When you hear about the Triune God dispensed into us and wrought into our being, you may think that there is neither such a word nor such a thought in chapter one. However, the Triune God certainly is revealed in this chapter. Although we cannot find the word “dispensed,” we do have the word “dispensation” (v. 10), which indicates the act of dispensing. Remember, the dispensation of the fullness of the times encompasses all the ages. The fact that we are sons of God shows that God has been dispensed into us. If God the Father has not been dispensed into us, how can we be His sons? We were predestinated by God the Father to become His sons. However, we became fallen and were constituted sinners. How can sinners become sons of God? The only way is to have God born into our being, that is, to be regenerated by God. To have God come into our being is a dispensing of God into us. By regenerating us, God dispensed Himself into us. Furthermore, we have pointed out that God is constituting us a treasure, a valuable and precious inheritance, by working Himself into us. Therefore, the basic concept of this chapter is the Triune God dispensed into us and wrought into our being.

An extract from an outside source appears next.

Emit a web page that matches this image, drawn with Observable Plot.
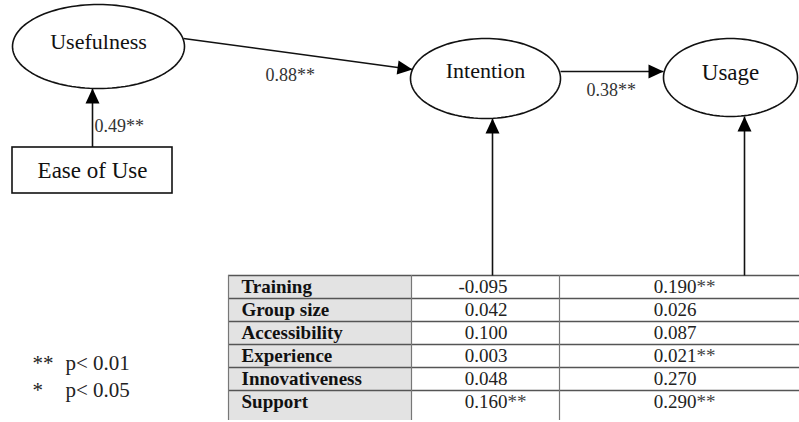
<!DOCTYPE html>
<html><head><meta charset="utf-8">
<script src="https://cdn.jsdelivr.net/npm/d3@7"></script>
<script src="https://cdn.jsdelivr.net/npm/@observablehq/plot@0.6"></script>
<style>
html,body{margin:0;padding:0;background:#fff;overflow:hidden}
#chart svg{display:block;overflow:hidden}
</style>
</head><body><div id="chart"></div>
<script>
// ---------- data ----------
const constructs = ["Usefulness", "Intention", "Usage"];
const exogenous = ["Ease of Use"];
const pathFrom = ["Ease of Use", "Usefulness", "Intention"];
const pathTo = ["Usefulness", "Intention", "Usage"];
const pathCoef = [0.49, 0.88, 0.38];
const pathSig = ["**", "**", "**"];
const predictors = ["Training", "Group size", "Accessibility", "Experience", "Innovativeness", "Support"];
const intentionCoef = [-0.095, 0.042, 0.100, 0.003, 0.048, 0.160];
const intentionSig = ["", "", "", "", "", "**"];
const usageCoef = [0.190, 0.026, 0.087, 0.021, 0.270, 0.290];
const usageSig = ["**", "", "", "**", "", "**"];
const sigMarks = ["**", "*"];
const sigLabels = ["p< 0.01", "p< 0.05"];

// ---------- layout ----------
const W = 799, H = 422;
const SERIF = "Liberation Serif, Times New Roman, serif";
const ellipseGeom = {
  Usefulness: {cx: 98, cy: 46, rx: 86, ry: 42, ty: 41, fs: 22},
  Intention: {cx: 485, cy: 78, rx: 75, ry: 40, ty: 70, fs: 22},
  Usage: {cx: 730, cy: 77, rx: 67, ry: 39, ty: 72, fs: 23}
};
const boxGeom = {"Ease of Use": {x1: 12, y1: 147, x2: 172, y2: 193, fs: 23}};
const pathGeom = [
  {x1: 92, y1: 147, x2: 92, y2: 88, lx: 94, ly: 126},
  {x1: 183, y1: 38, x2: 412, y2: 69, lx: 265, ly: 75},
  {x1: 560, y1: 71, x2: 663, y2: 71, lx: 586, ly: 90}
];
const tbl = {top: 275, rowH: 23, cols: [228, 411, 559, W], bottom: 420, labelX: 241, numEnd: [507, 696]};
const tableArrows = [{x: 492, y1: 275, y2: 118}, {x: 744, y1: 275, y2: 116}];
const legendGeom = {markX: 32, labelX: 65, y0: 363, dy: 27};

// ---------- derived tables ----------
const ellipsePts = constructs.flatMap(name => {
  const g = ellipseGeom[name];
  return d3.range(0, 361, 3).map(a => ({name, x: g.cx + g.rx * Math.cos(a * Math.PI / 180), y: g.cy + g.ry * Math.sin(a * Math.PI / 180)}));
});
const nodeLabels = [
  ...constructs.map(name => ({name, x: ellipseGeom[name].cx, y: ellipseGeom[name].ty, fs: ellipseGeom[name].fs})),
  ...exogenous.map(name => ({name, x: (boxGeom[name].x1 + boxGeom[name].x2) / 2, y: (boxGeom[name].y1 + boxGeom[name].y2) / 2, fs: boxGeom[name].fs}))
];
const boxes = exogenous.map(name => ({name, ...boxGeom[name]}));
const paths = pathFrom.map((f, i) => ({from: f, to: pathTo[i], label: pathCoef[i].toFixed(2) + pathSig[i], ...pathGeom[i]}));
const links = [
  ...paths.map(p => ({x1: p.x1, y1: p.y1, x2: p.x2, y2: p.y2})),
  ...tableArrows.map(a => ({x1: a.x, y1: a.y1, x2: a.x, y2: a.y2}))
];
const heads = links.map(l => ({x: l.x2, y: l.y2, angle: Math.atan2(l.x2 - l.x1, -(l.y2 - l.y1)) * 180 / Math.PI}));
const arrowHead = {draw(ctx) { const L = 15, w = 7; ctx.moveTo(0, 0); ctx.lineTo(w, L); ctx.lineTo(-w, L); ctx.closePath(); }};

const rows = predictors.map((p, i) => ({
  predictor: p, i,
  yc: tbl.top + tbl.rowH * i + tbl.rowH / 2,
  ytop: tbl.top + tbl.rowH * i,
  int: intentionCoef[i].toFixed(3), intSig: intentionSig[i],
  use: usageCoef[i].toFixed(3), useSig: usageSig[i]
}));
const legend = sigMarks.map((m, i) => ({mark: m, label: sigLabels[i], y: legendGeom.y0 + legendGeom.dy * i}));

const chart = Plot.plot({
  width: W, height: H, margin: 0,
  x: {domain: [0, W], range: [0, W], axis: null},
  y: {domain: [0, H], range: [0, H], axis: null},
  style: {background: "#fff"},
  marks: [
    // table
    Plot.rect([{}], {x1: tbl.cols[0], x2: tbl.cols[1], y1: tbl.top, y2: tbl.bottom, fill: "#e3e3e3"}),
    Plot.ruleY(rows, {y: "ytop", x1: tbl.cols[0], x2: tbl.cols[3], stroke: "#555", strokeWidth: 1.3}),
    Plot.ruleX(tbl.cols.slice(0, 3), {x: d => d, y1: tbl.top, y2: tbl.bottom, stroke: "#777", strokeWidth: 1.2}),
    Plot.text(rows, {x: tbl.labelX, y: "yc", text: "predictor", textAnchor: "start", fontFamily: SERIF, fontWeight: "bold", fontSize: 19, fill: "#111"}),
    Plot.text(rows, {x: tbl.numEnd[0], y: "yc", text: "int", textAnchor: "end", fontFamily: SERIF, fontSize: 19, fill: "#222"}),
    Plot.text(rows, {x: tbl.numEnd[0], y: "yc", text: "intSig", textAnchor: "start", fontFamily: SERIF, fontSize: 19, fill: "#444"}),
    Plot.text(rows, {x: tbl.numEnd[1], y: "yc", text: "use", textAnchor: "end", fontFamily: SERIF, fontSize: 19, fill: "#222"}),
    Plot.text(rows, {x: tbl.numEnd[1], y: "yc", text: "useSig", textAnchor: "start", fontFamily: SERIF, fontSize: 19, fill: "#444"}),
    // arrows
    Plot.link(links, {x1: "x1", y1: "y1", x2: "x2", y2: "y2", stroke: "#111", strokeWidth: 1.6}),
    Plot.dot(heads, {x: "x", y: "y", rotate: "angle", symbol: arrowHead, r: 5, fill: "#000", stroke: "none"}),
    Plot.text(paths, {x: "lx", y: "ly", text: "label", textAnchor: "start", fontFamily: SERIF, fontSize: 18, fill: "#333"}),
    // nodes
    Plot.line(ellipsePts, {x: "x", y: "y", z: "name", stroke: "#111", strokeWidth: 1.6, fill: "#fff"}),
    Plot.rect(boxes, {x1: "x1", x2: "x2", y1: "y1", y2: "y2", stroke: "#111", strokeWidth: 1.6, fill: "#fff"}),
    ...nodeLabels.map(n => Plot.text([n], {x: "x", y: "y", text: "name", fontFamily: SERIF, fontSize: n.fs, fill: "#111"})),
    // legend
    Plot.text(legend, {x: legendGeom.markX, y: "y", text: "mark", textAnchor: "start", fontFamily: SERIF, fontSize: 21, fill: "#222"}),
    Plot.text(legend, {x: legendGeom.labelX, y: "y", text: "label", textAnchor: "start", fontFamily: SERIF, fontSize: 21, fill: "#222"})
  ]
});
document.getElementById("chart").append(chart);
</script>
</body></html>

If you do not grasp this thought, you will not be able to get into the depth of Ephesians 1. In reading this chapter we need to have the underlying and governing concept that God is dispensing Himself into us and working Himself into our being. When Paul wrote this portion of the Word, I believe that this thought was deep within him. Paul fully realized that God was dispensing Himself into His chosen ones and working Himself into them to make them holy, to constitute them the sons of God, and to cause them to become His precious inheritance.

I. IN GOD’S SELECTION

Before the foundation of the world God selected us “that we should be holy and without blemish” (v. 4). How can we be holy? Is it by following certain so-called holiness teachings about matters such as clothing, make-up, and hairstyles? Certainly not! Holiness is the nature of God, and to be holy is to have the divine nature wrought into us. Without God’s nature in us, it is impossible for us to be holy. In order to be holy, we need to be saturated with the holy nature of God.

To be holy involves something more than separation. Some Christian teachers say that to be holy is to be separated; they argue against the concept that holiness is sinless perfection. The Lord Jesus said that the gold is sanctified by the temple (Matt. 23:17). Some teachers have used this as an illustration to prove that sanctification is a matter of separation, rather than a matter of sinless perfection. This is correct. But it covers only the positional aspect of sanctification; it does not touch the dispositional aspect revealed in Romans 6. When God is dispensed into us and wrought into our being and we are saturated with Him, our disposition is sanctified. In this way we are made holy. Ultimately, the New Jerusalem will be a holy city. It will not only be separated from everything common, but it will also be thoroughly saturated with God. This is what it means to be holy. The fact that we have been chosen by God the Father to be holy indicates that God intends to come into our being and saturate it with His holy nature. Without His nature wrought into us, we cannot be holy.